── Information shown ──

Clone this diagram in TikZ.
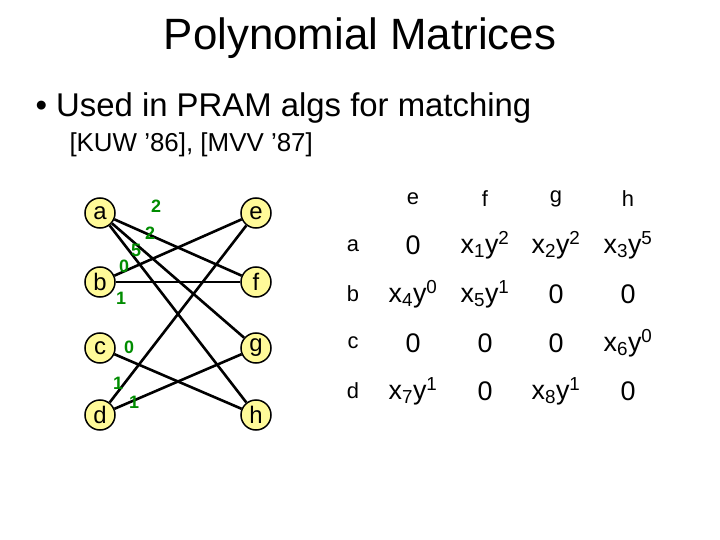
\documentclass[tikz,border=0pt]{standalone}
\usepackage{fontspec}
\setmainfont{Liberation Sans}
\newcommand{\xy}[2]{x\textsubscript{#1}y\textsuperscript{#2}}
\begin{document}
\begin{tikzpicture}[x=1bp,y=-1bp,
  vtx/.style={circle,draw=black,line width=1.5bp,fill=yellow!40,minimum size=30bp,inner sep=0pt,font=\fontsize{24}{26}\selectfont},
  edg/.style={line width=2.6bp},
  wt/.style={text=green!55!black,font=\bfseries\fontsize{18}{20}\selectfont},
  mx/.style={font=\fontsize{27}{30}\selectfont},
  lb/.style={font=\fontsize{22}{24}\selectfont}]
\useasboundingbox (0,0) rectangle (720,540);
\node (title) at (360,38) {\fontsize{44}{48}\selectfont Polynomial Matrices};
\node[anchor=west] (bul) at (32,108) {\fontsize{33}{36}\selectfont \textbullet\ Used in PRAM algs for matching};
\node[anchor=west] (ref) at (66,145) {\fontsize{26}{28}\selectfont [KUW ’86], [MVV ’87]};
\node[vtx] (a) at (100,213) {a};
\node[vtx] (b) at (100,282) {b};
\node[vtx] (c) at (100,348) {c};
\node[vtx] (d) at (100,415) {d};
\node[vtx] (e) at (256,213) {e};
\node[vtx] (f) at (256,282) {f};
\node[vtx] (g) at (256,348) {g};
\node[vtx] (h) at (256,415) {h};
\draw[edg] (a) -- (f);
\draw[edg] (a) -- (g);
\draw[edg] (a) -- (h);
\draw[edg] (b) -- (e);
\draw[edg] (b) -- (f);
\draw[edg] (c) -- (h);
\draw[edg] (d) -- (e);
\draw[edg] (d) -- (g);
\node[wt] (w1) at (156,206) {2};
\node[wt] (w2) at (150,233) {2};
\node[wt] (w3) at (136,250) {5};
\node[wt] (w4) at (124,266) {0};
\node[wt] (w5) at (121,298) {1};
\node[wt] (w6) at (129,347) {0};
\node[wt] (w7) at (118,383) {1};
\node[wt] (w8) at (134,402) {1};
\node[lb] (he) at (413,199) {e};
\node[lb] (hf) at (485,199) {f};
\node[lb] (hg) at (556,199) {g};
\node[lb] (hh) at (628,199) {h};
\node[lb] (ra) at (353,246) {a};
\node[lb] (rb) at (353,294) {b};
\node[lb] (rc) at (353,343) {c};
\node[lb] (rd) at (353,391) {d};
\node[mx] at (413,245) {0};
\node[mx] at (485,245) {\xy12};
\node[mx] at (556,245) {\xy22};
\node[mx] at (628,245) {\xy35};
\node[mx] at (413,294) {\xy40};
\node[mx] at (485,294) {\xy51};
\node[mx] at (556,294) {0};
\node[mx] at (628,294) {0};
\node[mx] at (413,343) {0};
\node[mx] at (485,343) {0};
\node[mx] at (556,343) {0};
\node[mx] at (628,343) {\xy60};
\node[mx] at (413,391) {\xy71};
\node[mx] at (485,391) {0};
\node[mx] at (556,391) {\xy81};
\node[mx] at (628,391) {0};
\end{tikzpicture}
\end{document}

───

- [Exercise] Take the listing above and restate it word for word, without its pictures.

- [Response]
Clone this diagram in TikZ.
\documentclass[tikz,border=0pt]{standalone}
\usepackage{fontspec}
\setmainfont{Liberation Sans}
\newcommand{\xy}[2]{x\textsubscript{#1}y\textsuperscript{#2}}
\begin{document}
\begin{tikzpicture}[x=1bp,y=-1bp,
  vtx/.style={circle,draw=black,line width=1.5bp,fill=yellow!40,minimum size=30bp,inner sep=0pt,font=\fontsize{24}{26}\selectfont},
  edg/.style={line width=2.6bp},
  wt/.style={text=green!55!black,font=\bfseries\fontsize{18}{20}\selectfont},
  mx/.style={font=\fontsize{27}{30}\selectfont},
  lb/.style={font=\fontsize{22}{24}\selectfont}]
\useasboundingbox (0,0) rectangle (720,540);
\node (title) at (360,38) {\fontsize{44}{48}\selectfont Polynomial Matrices};
\node[anchor=west] (bul) at (32,108) {\fontsize{33}{36}\selectfont \textbullet\ Used in PRAM algs for matching};
\node[anchor=west] (ref) at (66,145) {\fontsize{26}{28}\selectfont [KUW ’86], [MVV ’87]};
\node[vtx] (a) at (100,213) {a};
\node[vtx] (b) at (100,282) {b};
\node[vtx] (c) at (100,348) {c};
\node[vtx] (d) at (100,415) {d};
\node[vtx] (e) at (256,213) {e};
\node[vtx] (f) at (256,282) {f};
\node[vtx] (g) at (256,348) {g};
\node[vtx] (h) at (256,415) {h};
\draw[edg] (a) -- (f);
\draw[edg] (a) -- (g);
\draw[edg] (a) -- (h);
\draw[edg] (b) -- (e);
\draw[edg] (b) -- (f);
\draw[edg] (c) -- (h);
\draw[edg] (d) -- (e);
\draw[edg] (d) -- (g);
\node[wt] (w1) at (156,206) {2};
\node[wt] (w2) at (150,233) {2};
\node[wt] (w3) at (136,250) {5};
\node[wt] (w4) at (124,266) {0};
\node[wt] (w5) at (121,298) {1};
\node[wt] (w6) at (129,347) {0};
\node[wt] (w7) at (118,383) {1};
\node[wt] (w8) at (134,402) {1};
\node[lb] (he) at (413,199) {e};
\node[lb] (hf) at (485,199) {f};
\node[lb] (hg) at (556,199) {g};
\node[lb] (hh) at (628,199) {h};
\node[lb] (ra) at (353,246) {a};
\node[lb] (rb) at (353,294) {b};
\node[lb] (rc) at (353,343) {c};
\node[lb] (rd) at (353,391) {d};
\node[mx] at (413,245) {0};
\node[mx] at (485,245) {\xy12};
\node[mx] at (556,245) {\xy22};
\node[mx] at (628,245) {\xy35};
\node[mx] at (413,294) {\xy40};
\node[mx] at (485,294) {\xy51};
\node[mx] at (556,294) {0};
\node[mx] at (628,294) {0};
\node[mx] at (413,343) {0};
\node[mx] at (485,343) {0};
\node[mx] at (556,343) {0};
\node[mx] at (628,343) {\xy60};
\node[mx] at (413,391) {\xy71};
\node[mx] at (485,391) {0};
\node[mx] at (556,391) {\xy81};
\node[mx] at (628,391) {0};
\end{tikzpicture}
\end{document}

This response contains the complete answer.